Insekten haben keine Duplexretina, sie verwenden Tag und Nacht dieselben Sehzellen. Eine Vielzahl von Insekten, darunter die Kakerlaken, viele Ameisen‑, Grillen- und Heuschreckenarten, alle Nachtfalter, aber auch einzelne Wespen- und Bienenarten sind nachtaktiv. Tatsächlich haben Versuche gezeigt, dass zumindest große Nachtfalter wie die Linien- und Weinschwärmer und nachtaktive asiatische Holzbienen auch bei Nacht die Blüten, die sie besuchen, in Farbe sehen [56].

Fazit für die Praxis

  • Der Mensch verfügt über ein trichromatisches Sehsystem.

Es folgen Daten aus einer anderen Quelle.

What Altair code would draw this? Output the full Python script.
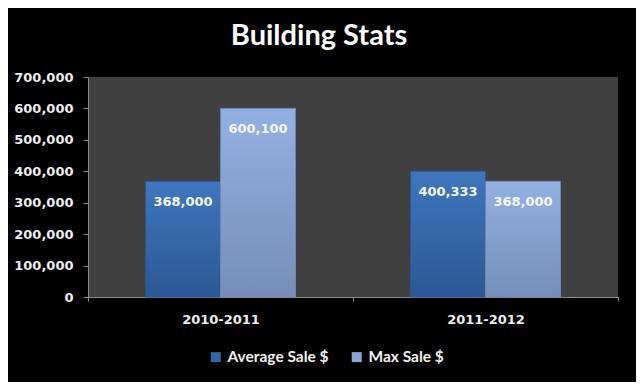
import altair as alt
import pandas as pd

categories = ["2010-2011", "2010-2011", "2011-2012", "2011-2012"]
series = ["Average Sale $", "Max Sale $", "Average Sale $", "Max Sale $"]
values = [368000, 600100, 400333, 368000]
series_order = ["Average Sale $", "Max Sale $"]
y_ticks = [0, 100000, 200000, 300000, 400000, 500000, 600000, 700000]

df = pd.DataFrame({"period": categories, "series": series, "value": values})

x_enc = alt.X("period:N", title=None,
              scale=alt.Scale(paddingInner=0, paddingOuter=0),
              axis=alt.Axis(labelAngle=0, labelFont="DejaVu Sans", labelFontWeight="bold",
                            labelFontSize=13, labelColor="#eeeeee", labelPadding=12,
                            domainColor="#8a8a8a", tickColor="#8a8a8a", tickSize=4,
                            tickBand="extent"))
xo_enc = alt.XOffset("series:N", scale=alt.Scale(domain=series_order, paddingOuter=0.767, paddingInner=0))
y_enc = alt.Y("value:Q", title=None,
              scale=alt.Scale(domain=[0, 700000], nice=False),
              axis=alt.Axis(values=y_ticks, format=",d", grid=False,
                            labelFont="DejaVu Sans", labelFontWeight="bold", labelFontSize=13,
                            labelColor="#eeeeee", labelPadding=10,
                            domainColor="#8a8a8a", tickColor="#8a8a8a", tickSize=5))

base = alt.Chart(df)

solid = base.mark_bar(size=75).encode(
    x=x_enc, xOffset=xo_enc, y=y_enc,
    color=alt.Color("series:N", title=None,
                    scale=alt.Scale(domain=series_order, range=["#3567a8", "#8aa3d1"]),
                    legend=alt.Legend(orient="none", legendX=120, legendY=272, direction="horizontal",
                                      symbolType="square", symbolSize=100, symbolStrokeWidth=0,
                                      labelColor="#f2f2f2", labelFont="Lato", labelFontWeight="bold",
                                      labelFontSize=15.5, columnPadding=20, labelOffset=4)),
)

grad_avg = alt.Gradient(gradient="linear", x1=0, x2=0, y1=0, y2=1,
                        stops=[alt.GradientStop(color="#3f76bd", offset=0),
                               alt.GradientStop(color="#2b5896", offset=1)])
grad_max = alt.Gradient(gradient="linear", x1=0, x2=0, y1=0, y2=1,
                        stops=[alt.GradientStop(color="#94b0e2", offset=0),
                               alt.GradientStop(color="#768eb9", offset=1)])

avg_layer = base.transform_filter(alt.datum.series == "Average Sale $").mark_bar(
    size=75, fill=grad_avg, stroke="#2a5590", strokeWidth=1).encode(x=x_enc, xOffset=xo_enc, y=y_enc)
max_layer = base.transform_filter(alt.datum.series == "Max Sale $").mark_bar(
    size=75, fill=grad_max, stroke="#6f86b0", strokeWidth=1).encode(x=x_enc, xOffset=xo_enc, y=y_enc)

labels = base.mark_text(baseline="middle", dy=21, font="DejaVu Sans", fontWeight="bold",
                        fontSize=13, color="#f4f7fc").encode(
    x=x_enc, xOffset=xo_enc, y=y_enc, text=alt.Text("value:Q", format=",d"))

chart = alt.layer(solid, avg_layer, max_layer, labels).properties(
    width=530, height=220,
    background="#000000",
    padding={"left": 80, "top": 69, "right": 18, "bottom": 85},
    autosize=alt.AutoSizeParams(type="none"),
    title=alt.TitleParams("Building Stats", font="Lato", fontWeight="bold", fontSize=29,
                          color="#ffffff", anchor="middle", frame="group", dx=-34, offset=20),
).configure_view(fill="#404040", stroke=None)

chart.save("out.html", embed_options={"renderer": "svg", "actions": False})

  • Die Mehrzahl der Säugetiere hat nur 2 Zapfentypen und daher dichromatisches Farbensehen.

  • Marine Säuger und einige nachtaktive Säugetiere haben nur 1 Zapfentypen und sind völlig farbenblind.

  • Vögel sowie viele Fische und Reptilien sehen die Welt in mehr Farbtönen und mit 4 Zapfentypen.

  • Viele Wirbeltiere, Insekten und Krebstiere sehen nicht nur das für uns wahrnehmbare Spektrum, sondern auch UV-Strahlung als Licht.